The NY Times posted a story about the SAT (owned by The College Board) and ACT and how they are changing in the next few years.
Big changes are coming to the nation’s two competing admissions tests.
Mr. Coleman, who became president last October, is intent on rethinking the SAT to make it an instrument that meshes with what students are learning in their classrooms. Meanwhile, the ACT, which has always been more curriculum-based, is the first of the two to move into the digital age. In adapting its test for the computer, ACT Inc. is tiptoeing past the fill-in-the-bubble Scantron sheets toward more creative, hands-on questions.

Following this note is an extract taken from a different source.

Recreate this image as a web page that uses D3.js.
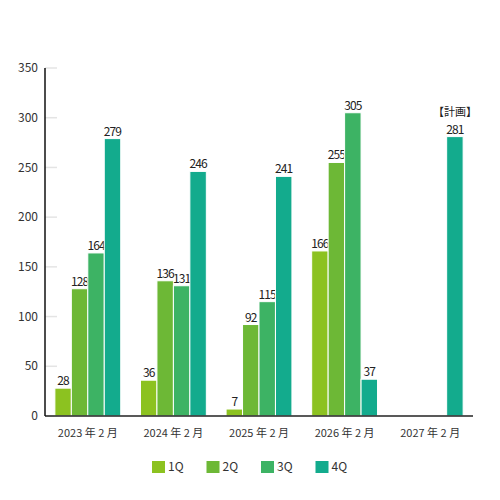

In their own ways, both organizations are striving to produce something beyond a college admissions test. ACT plans to start yearly testing as early as third grade to help guide students to college readiness. One of Mr. Coleman’s goals is for the College Board to help low-income students see broader college possibilities.
“The Common Core State Standards Initiative is led by the National Governors Association and the Council of Chief State School Officers, in partnership with ACT, the College Board, and Achieve.”
1. Chester Finn of the Fordham Foundation speculated that Smarter Balanced and PARCC Assessment Consortia may not be around forever.
“I expect that PARCC and Smarter Balanced (the two federally subsidized consortia of states that are developing new assessments meant to be aligned with Common Core standards) will fade away, eclipsed and supplanted by long-established yet fleet-footed testing firms that already possess the infrastructure, relationships, and durability that give them huge advantages in the competition for state and district business.”
Because education is a long-term process, a continuous process, we need to look at assessment as being in the service of education, by looking at it as a coherent system, not as just a point in time, but across time, within the whole educational process,”
A good system of assessment, Schmeiser said, would be used “earlier, to inform the educational process.”
If SAT truly were a competitor to ACT, they would need an “early” assessment system. Education Week asked Schmeiser, “Would the College Board seek to build a comprehensive system of tests, like the two federally funded state consortia [SBA and PARCC] are doing? (And like the ACT teamed up with Pearson to build?)
Schmeiser said only that the two consortia are doing “critically important work” that the College Board would “continue to support.”
“With the new redesign, the SAT seems likely to inch even closer in content to the ACT, which focuses more on grammar, usage and mechanics than on vocabulary.